Platform output and validation workflow
Implementation should follow validation steps. Generate outputs for your target platform, then test with a packet probe, service health check, and log verification. For allow‑only models such as many cloud security groups, plan separate controls for denies. After deployment, confirm observed flows match direction, protocol, and ports, and watch for unexpected sources. Export CSV for policy repositories and PDF for change records to keep governance consistent across teams and environments. Reassess scores after each change.
FAQs
1) What does the specificity score measure?
It estimates how narrowly the rule targets traffic. Wildcards like any, 0.0.0.0/0, protocol Any, and port Any reduce the score, while logging, state tracking, and time limits improve it.
2) Why can an allow rule show high exposure?

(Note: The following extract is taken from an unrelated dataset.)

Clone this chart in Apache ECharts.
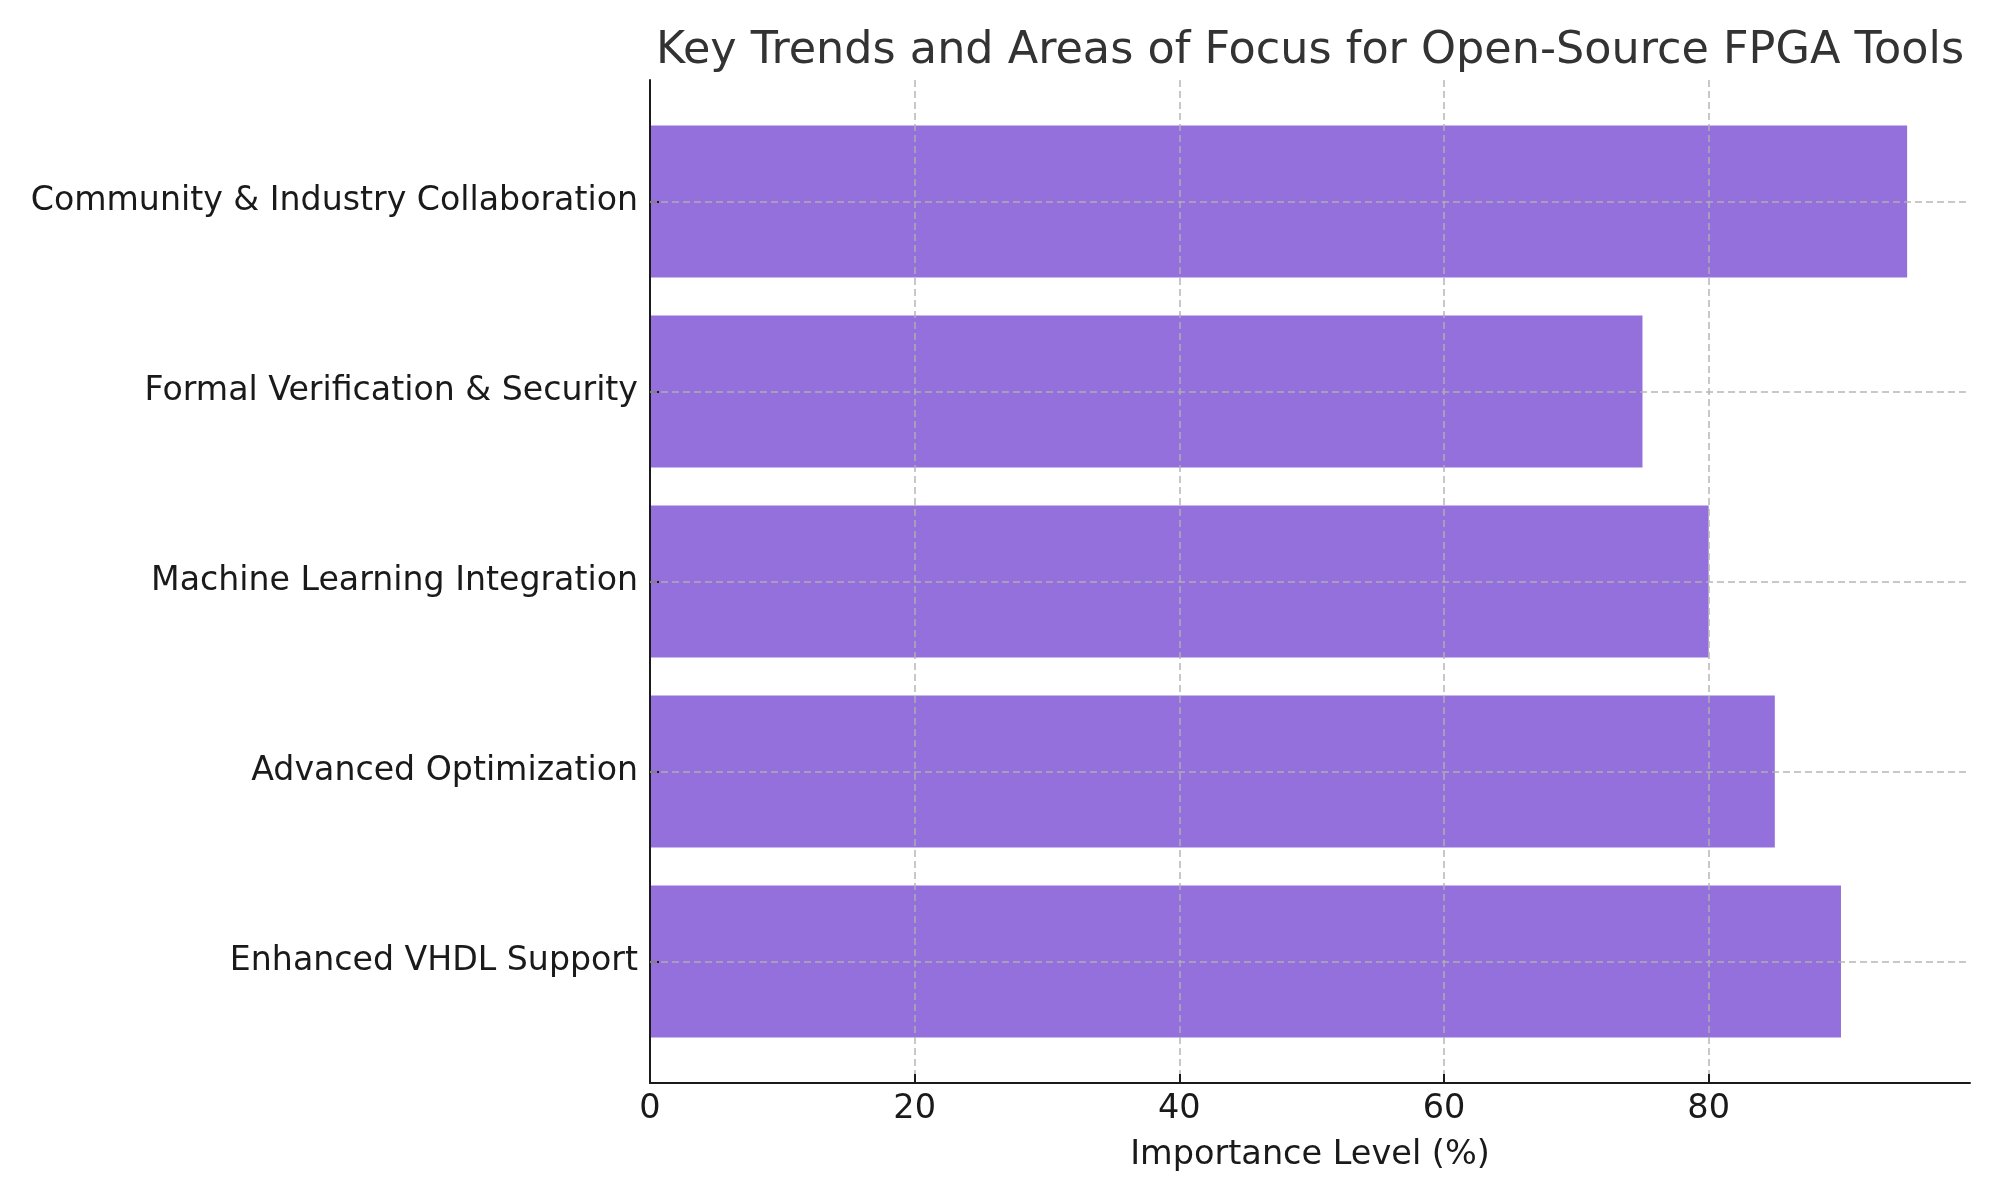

Exposure rises when traffic scope is broad or sensitive ports are open. Allow with wide CIDRs, protocol Any, or port Any increases potential reach. Logging and non‑always schedules reduce exposure slightly.
3) How do I enter multiple CIDRs correctly?
Provide comma‑separated IPv4 CIDRs or IPs, such as 10.0.0.0/24, 203.0.113.10. Plain IPs are normalized to /32. Use any only when the rule must match all sources or destinations.
4) Can I use port lists and ranges together?
Yes. Enter single ports, comma lists, and ranges like 1024-2048. Ports are validated from 1 to 65535 and duplicates are removed. If the protocol is ICMP, port inputs are ignored.
5) Why do some outputs mention duplicating rules?
Some platforms require one rule per source or destination entry, while others support sets or object groups. When multiple CIDRs are provided, treat the generated command as a template and expand it to match your target system.
6) How should I use the notes and exports?
Write a short justification, affected services, and a rollback plan. Export CSV for policy inventories and audits, and export PDF for change tickets. Keeping consistent records speeds reviews and incident response.